The president added, “But I want to be clear: even as we make America the best place on Earth to do business, businesses also have a responsibility to America.” This, apparently, bothered the easily-befuddled Majority Leader.

House Majority Leader Eric Cantor (R-Va.) on Tuesday accused President Obama of seeking an inappropriate “quid pro quo” between private business and his administration.

Cantor said the president implied during an address Monday at the U.S. Chamber of Commerce that businesses should thank the White House for recent actions on taxes and trade by investing in the economy.
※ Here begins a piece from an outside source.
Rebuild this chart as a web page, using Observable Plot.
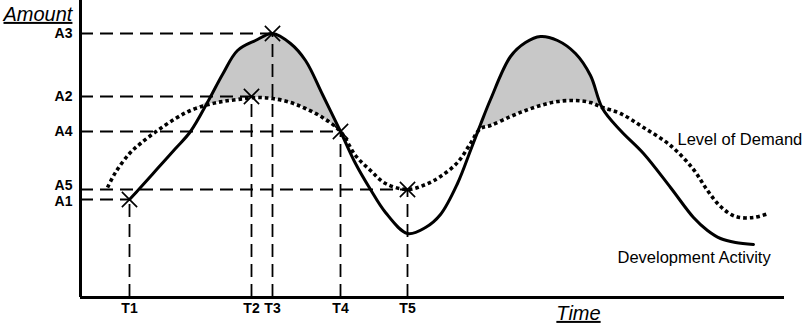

“This sort of quid pro quo — that if Washington acts to do whatever it is the president’s proposing, whether it’s reducing corporate rates or passing trade bills, that somehow business owes it to the country to do X, Y, Z — I think that misses the mark,” Cantor said.

Honestly, I get the sense Cantor’s conspicuous confusion is getting worse. Characterizing the president’s remarks as a call for a “quid pro quo” has all the sophistication of a junior-high debate-club argument.

Obama’s message wasn’t subtle, and shouldn’t have been tough for Cantor to comprehend. The White House, anxious to help spur more robust growth, envisions everyone playing their part in the recovery — government can help by making investments in infrastructure, research, and education, while businesses can help by expanding, competing, and hiring. Working together, the public and private sectors can work cooperatively to strengthen the middle class, create jobs, and expand opportunities.

To be offended by this is to be troubled by the basics of the American economy. To whine about this is to complain just to hear one’s own voice.

Also note the timing — the bewildered Majority Leader decided to bemoan the president’s remarks the day before a White House meeting between Obama, Cantor, Speaker John Boehner (R-Ohio) and Majority Whip Kevin McCarthy (R-Calif.).

Cantor said he intends to bring up his concerns with Obama directly. It’ll be a riveting discussion, I’m sure, just so long as the president remembers not to use any big words.